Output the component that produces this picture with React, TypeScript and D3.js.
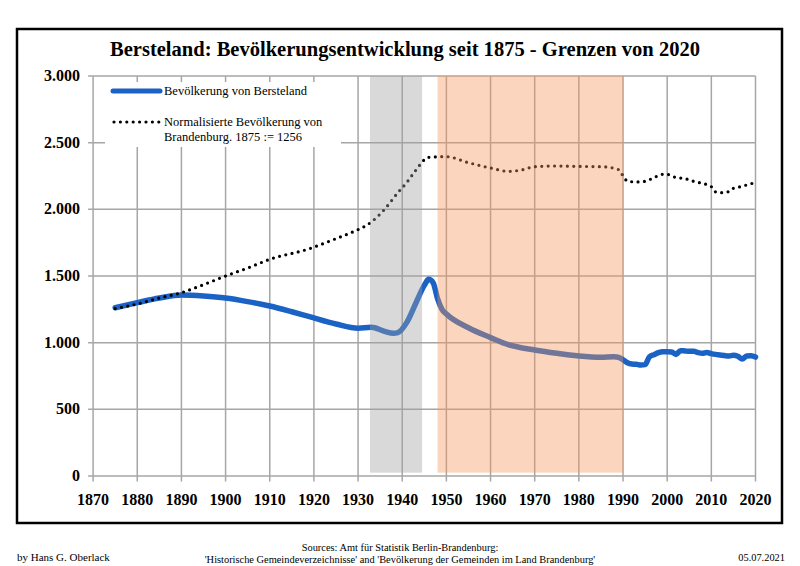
import React from "react";
import * as d3 from "d3";

const title = "Bersteland: Bevölkerungsentwicklung seit 1875 - Grenzen von 2020";
const xTicks = [1870, 1880, 1890, 1900, 1910, 1920, 1930, 1940, 1950, 1960, 1970, 1980, 1990, 2000, 2010, 2020];
const yTicks = [0, 500, 1000, 1500, 2000, 2500, 3000];

const popYears = [1875, 1880, 1885, 1890, 1895, 1900, 1905, 1910, 1915, 1919, 1925, 1930, 1933, 1936, 1938, 1939, 1941, 1943, 1945, 1946, 1947, 1948, 1949, 1950, 1955, 1960, 1964, 1970, 1975, 1980, 1985, 1988, 1989, 1990, 1991, 1992, 1993, 1994, 1995, 1996, 1997, 1998, 1999, 2000, 2001, 2002, 2003, 2004, 2005, 2006, 2007, 2008, 2009, 2010, 2011, 2012, 2013, 2014, 2015, 2016, 2017, 2018, 2019, 2020];
const popValues = [1262, 1300, 1335, 1357, 1350, 1335, 1308, 1275, 1232, 1195, 1140, 1108, 1115, 1085, 1070, 1075, 1150, 1290, 1430, 1475, 1450, 1330, 1250, 1215, 1112, 1038, 985, 945, 920, 900, 890, 895, 890, 872, 850, 840, 838, 832, 835, 895, 910, 925, 932, 932, 930, 912, 940, 938, 935, 935, 925, 920, 927, 918, 912, 908, 903, 900, 905, 898, 878, 900, 902, 892];

const bbYears = [1875, 1880, 1885, 1890, 1895, 1900, 1905, 1910, 1919, 1925, 1929, 1933, 1936, 1939, 1941, 1943, 1946, 1950, 1955, 1960, 1964, 1967, 1970, 1975, 1980, 1985, 1989, 1990, 1991, 1993, 1995, 1997, 1999, 2000, 2001, 2003, 2005, 2006, 2008, 2009, 2010, 2011, 2012, 2014, 2015, 2017, 2018, 2020];
const bbValues = [1256, 1290, 1335, 1375, 1435, 1500, 1560, 1625, 1705, 1780, 1833, 1905, 2000, 2125, 2200, 2290, 2390, 2395, 2350, 2310, 2285, 2295, 2320, 2325, 2322, 2320, 2298, 2250, 2212, 2205, 2210, 2238, 2263, 2263, 2248, 2235, 2222, 2210, 2195, 2185, 2170, 2130, 2125, 2133, 2158, 2172, 2183, 2200];

const periodStarts = [1932.7, 1948];
const periodEnds = [1944.5, 1990];
const periodColors = ["#a0a0a0", "#f5965a"];
const shadeTop = 3000;
const shadeBottom = 25;

const legendLabels = ["Bevölkerung von Bersteland", "Normalisierte Bevölkerung von", "Brandenburg. 1875 := 1256"];
const footLeft = "by Hans G. Oberlack";
const footCenter = ["Sources: Amt für Statistik Berlin-Brandenburg:", "'Historische Gemeindeverzeichnisse' and 'Bevölkerung der Gemeinden im Land Brandenburg'"];
const footRight = "05.07.2021";

const fmt = (v: number) => d3.format(",")(v).replace(/,/g, ".");

export default function App() {
  const x = d3.scaleLinear().domain([1870, 2020]).range([93.1, 755.5]);
  const y = d3.scaleLinear().domain([0, 3000]).range([476, 76]);
  const gridColor = "#a6a6a6";
  const serif = "'Liberation Serif', 'DejaVu Serif', serif";

  const popLine = d3
    .line<number>()
    .x((_, i) => x(popYears[i]))
    .y((v) => y(v))
    .curve(d3.curveMonotoneX)(popValues) as string;
  const bbLine = d3
    .line<number>()
    .x((_, i) => x(bbYears[i]))
    .y((v) => y(v))
    .curve(d3.curveMonotoneX)(bbValues) as string;

  return (
    <svg width={800} height={566} style={{ position: "absolute", left: 0, top: 0, background: "#fff" }} fontFamily={serif}>
      <rect x={0} y={0} width={800} height={566} fill="#fff" />
      <rect x={17} y={29} width={765} height={494} fill="#fff" stroke="#000" strokeWidth={2.5} />
      <text x={405} y={56} textAnchor="middle" fontWeight="bold" fontSize={20} textLength={590} lengthAdjust="spacingAndGlyphs">
        {title}
      </text>
      {/* grid */}
      {xTicks.map((t) => (
        <line key={"vx" + t} x1={x(t)} x2={x(t)} y1={y(3000)} y2={y(0) + 5.5} stroke={gridColor} strokeWidth={1.5} />
      ))}
      {yTicks.map((t) => (
        <line key={"hy" + t} x1={x(1870) - 5} x2={x(2020)} y1={y(t)} y2={y(t)} stroke={gridColor} strokeWidth={1.5} />
      ))}
      {yTicks.map((t) => (
        <text key={"yl" + t} x={80} y={y(t) + 5} textAnchor="end" fontWeight="bold" fontSize={16}>
          {fmt(t)}
        </text>
      ))}
      {xTicks.map((t) => (
        <text key={"xl" + t} x={x(t)} y={505} textAnchor="middle" fontWeight="bold" fontSize={16}>
          {t}
        </text>
      ))}
      {/* lines */}
      <path d={popLine} fill="none" stroke="#1a62c4" strokeWidth={5.5} strokeLinejoin="round" strokeLinecap="round" />
      <path d={bbLine} fill="none" stroke="#000" strokeWidth={3.2} strokeDasharray="0 6.4" strokeLinecap="round" />
      {/* shading overlays */}
      {periodStarts.map((s, i) => (
        <rect
          key={"p" + i}
          x={x(s)}
          width={x(periodEnds[i]) - x(s)}
          y={y(shadeTop)}
          height={y(shadeBottom) - y(shadeTop)}
          fill={periodColors[i]}
          fillOpacity={0.4}
        />
      ))}
      {/* legend */}
      <rect x={105} y={82} width={236} height={65} fill="#fff" />
      <line x1={113} x2={160} y1={91} y2={91} stroke="#1a62c4" strokeWidth={5} strokeLinecap="round" />
      <text x={164} y={95} fontSize={12.5}>{legendLabels[0]}</text>
      <line x1={114} x2={160} y1={122} y2={122} stroke="#000" strokeWidth={3.2} strokeDasharray="0 6.4" strokeLinecap="round" />
      <text x={164} y={126} fontSize={12.5}>{legendLabels[1]}</text>
      <text x={164} y={141} fontSize={12.5}>{legendLabels[2]}</text>
      {/* footer */}
      <text x={17} y={561} fontSize={11}>{footLeft}</text>
      <text x={400} y={551} textAnchor="middle" fontSize={10.4}>{footCenter[0]}</text>
      <text x={400} y={563} textAnchor="middle" fontSize={10.4}>{footCenter[1]}</text>
      <text x={785} y={561} textAnchor="end" fontSize={10.4}>{footRight}</text>
    </svg>
  );
}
=-=-=
◆ **What to produce**
Up to and including the line with "import * as", copy the data above from its first line. Skip pictures.

◆ **Answer below**
Output the component that produces this picture with React, TypeScript and D3.js.
import React from "react";
import * as d3 from "d3";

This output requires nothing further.